** begin DATA PROVIDED **

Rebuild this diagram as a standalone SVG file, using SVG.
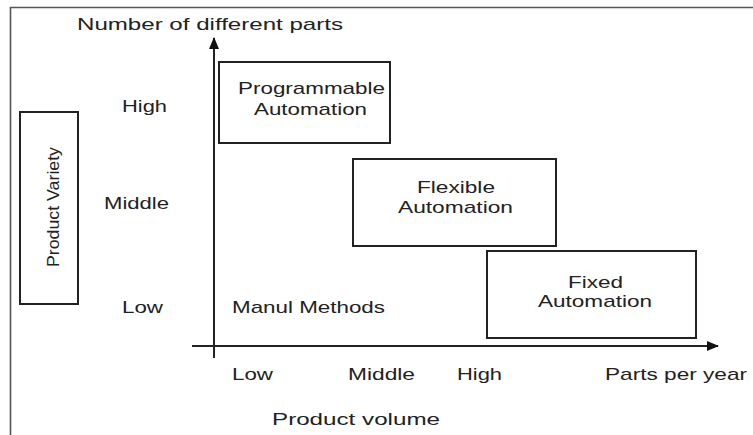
<svg xmlns="http://www.w3.org/2000/svg" width="753" height="435" viewBox="0 0 753 435">
<style>
text{font-family:"Liberation Sans",Arial,sans-serif;font-size:17px;fill:#222;lengthAdjust:spacingAndGlyphs}
.box{fill:none;stroke:#222;stroke-width:2}
.frame{fill:none;stroke:#555;stroke-width:1.6}
.axis{fill:none;stroke:#222;stroke-width:2}
</style>
<defs>
<marker id="ah" viewBox="0 0 12 10" refX="11" refY="5" markerWidth="12" markerHeight="10" markerUnits="userSpaceOnUse" orient="auto">
<path d="M0,0 L12,5 L0,10 z" fill="#111"/>
</marker>
</defs>
<rect width="753" height="435" fill="#fff"/>
<path class="frame" d="M10.5,435 V7.5 H753"/>

<g id="connectors">
<line class="axis" x1="214" y1="358" x2="214" y2="38" marker-end="url(#ah)"/>
<line class="axis" x1="192" y1="346" x2="718" y2="346" marker-end="url(#ah)"/>
</g>

<g id="y-axis-title"><text x="77" y="30" textLength="266" lengthAdjust="spacingAndGlyphs">Number of different parts</text></g>
<g id="x-axis-title"><text x="272" y="425" textLength="168" lengthAdjust="spacingAndGlyphs">Product volume</text></g>

<g id="product-variety">
<rect class="box" x="20" y="112" width="58" height="192"/>
<text transform="translate(59,267) rotate(-90)" textLength="120" lengthAdjust="spacingAndGlyphs">Product Variety</text>
</g>

<g id="y-labels">
<text x="122" y="112" textLength="45" lengthAdjust="spacingAndGlyphs">High</text>
<text x="104" y="209" textLength="65" lengthAdjust="spacingAndGlyphs">Middle</text>
<text x="122" y="313" textLength="41" lengthAdjust="spacingAndGlyphs">Low</text>
</g>

<g id="x-labels">
<text x="232" y="380" textLength="41" lengthAdjust="spacingAndGlyphs">Low</text>
<text x="348" y="380" textLength="67" lengthAdjust="spacingAndGlyphs">Middle</text>
<text x="457" y="380" textLength="45" lengthAdjust="spacingAndGlyphs">High</text>
<text x="605" y="380" textLength="142" lengthAdjust="spacingAndGlyphs">Parts per year</text>
</g>

<g id="programmable-automation">
<rect class="box" x="219" y="62" width="171" height="81"/>
<text x="238" y="94" textLength="147" lengthAdjust="spacingAndGlyphs">Programmable</text>
<text x="254" y="115" textLength="113" lengthAdjust="spacingAndGlyphs">Automation</text>
</g>

<g id="flexible-automation">
<rect class="box" x="353" y="159" width="203" height="87"/>
<text x="417" y="193" textLength="78" lengthAdjust="spacingAndGlyphs">Flexible</text>
<text x="398" y="213" textLength="115" lengthAdjust="spacingAndGlyphs">Automation</text>
</g>

<g id="fixed-automation">
<rect class="box" x="487" y="251" width="209" height="87"/>
<text x="568" y="288" textLength="55" lengthAdjust="spacingAndGlyphs">Fixed</text>
<text x="538" y="307" textLength="114" lengthAdjust="spacingAndGlyphs">Automation</text>
</g>

<g id="manual-methods">
<text x="232" y="313" textLength="153" lengthAdjust="spacingAndGlyphs">Manul Methods</text>
</g>
</svg>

** end DATA PROVIDED **

* _REQUIRED TASK_:
Leave out all pictures, then copy the remaining material exactly.

* _EXERCISE RESPONSE_:
Rebuild this diagram as a standalone SVG file, using SVG.
<svg xmlns="http://www.w3.org/2000/svg" width="753" height="435" viewBox="0 0 753 435">
<style>
text{font-family:"Liberation Sans",Arial,sans-serif;font-size:17px;fill:#222;lengthAdjust:spacingAndGlyphs}
.box{fill:none;stroke:#222;stroke-width:2}
.frame{fill:none;stroke:#555;stroke-width:1.6}
.axis{fill:none;stroke:#222;stroke-width:2}
</style>
<defs>
<marker id="ah" viewBox="0 0 12 10" refX="11" refY="5" markerWidth="12" markerHeight="10" markerUnits="userSpaceOnUse" orient="auto">
<path d="M0,0 L12,5 L0,10 z" fill="#111"/>
</marker>
</defs>
<rect width="753" height="435" fill="#fff"/>
<path class="frame" d="M10.5,435 V7.5 H753"/>

<g id="connectors">
<line class="axis" x1="214" y1="358" x2="214" y2="38" marker-end="url(#ah)"/>
<line class="axis" x1="192" y1="346" x2="718" y2="346" marker-end="url(#ah)"/>
</g>

<g id="y-axis-title"><text x="77" y="30" textLength="266" lengthAdjust="spacingAndGlyphs">Number of different parts</text></g>
<g id="x-axis-title"><text x="272" y="425" textLength="168" lengthAdjust="spacingAndGlyphs">Product volume</text></g>

<g id="product-variety">
<rect class="box" x="20" y="112" width="58" height="192"/>
<text transform="translate(59,267) rotate(-90)" textLength="120" lengthAdjust="spacingAndGlyphs">Product Variety</text>
</g>

<g id="y-labels">
<text x="122" y="112" textLength="45" lengthAdjust="spacingAndGlyphs">High</text>
<text x="104" y="209" textLength="65" lengthAdjust="spacingAndGlyphs">Middle</text>
<text x="122" y="313" textLength="41" lengthAdjust="spacingAndGlyphs">Low</text>
</g>

<g id="x-labels">
<text x="232" y="380" textLength="41" lengthAdjust="spacingAndGlyphs">Low</text>
<text x="348" y="380" textLength="67" lengthAdjust="spacingAndGlyphs">Middle</text>
<text x="457" y="380" textLength="45" lengthAdjust="spacingAndGlyphs">High</text>
<text x="605" y="380" textLength="142" lengthAdjust="spacingAndGlyphs">Parts per year</text>
</g>

<g id="programmable-automation">
<rect class="box" x="219" y="62" width="171" height="81"/>
<text x="238" y="94" textLength="147" lengthAdjust="spacingAndGlyphs">Programmable</text>
<text x="254" y="115" textLength="113" lengthAdjust="spacingAndGlyphs">Automation</text>
</g>

<g id="flexible-automation">
<rect class="box" x="353" y="159" width="203" height="87"/>
<text x="417" y="193" textLength="78" lengthAdjust="spacingAndGlyphs">Flexible</text>
<text x="398" y="213" textLength="115" lengthAdjust="spacingAndGlyphs">Automation</text>
</g>

<g id="fixed-automation">
<rect class="box" x="487" y="251" width="209" height="87"/>
<text x="568" y="288" textLength="55" lengthAdjust="spacingAndGlyphs">Fixed</text>
<text x="538" y="307" textLength="114" lengthAdjust="spacingAndGlyphs">Automation</text>
</g>

<g id="manual-methods">
<text x="232" y="313" textLength="153" lengthAdjust="spacingAndGlyphs">Manul Methods</text>
</g>
</svg>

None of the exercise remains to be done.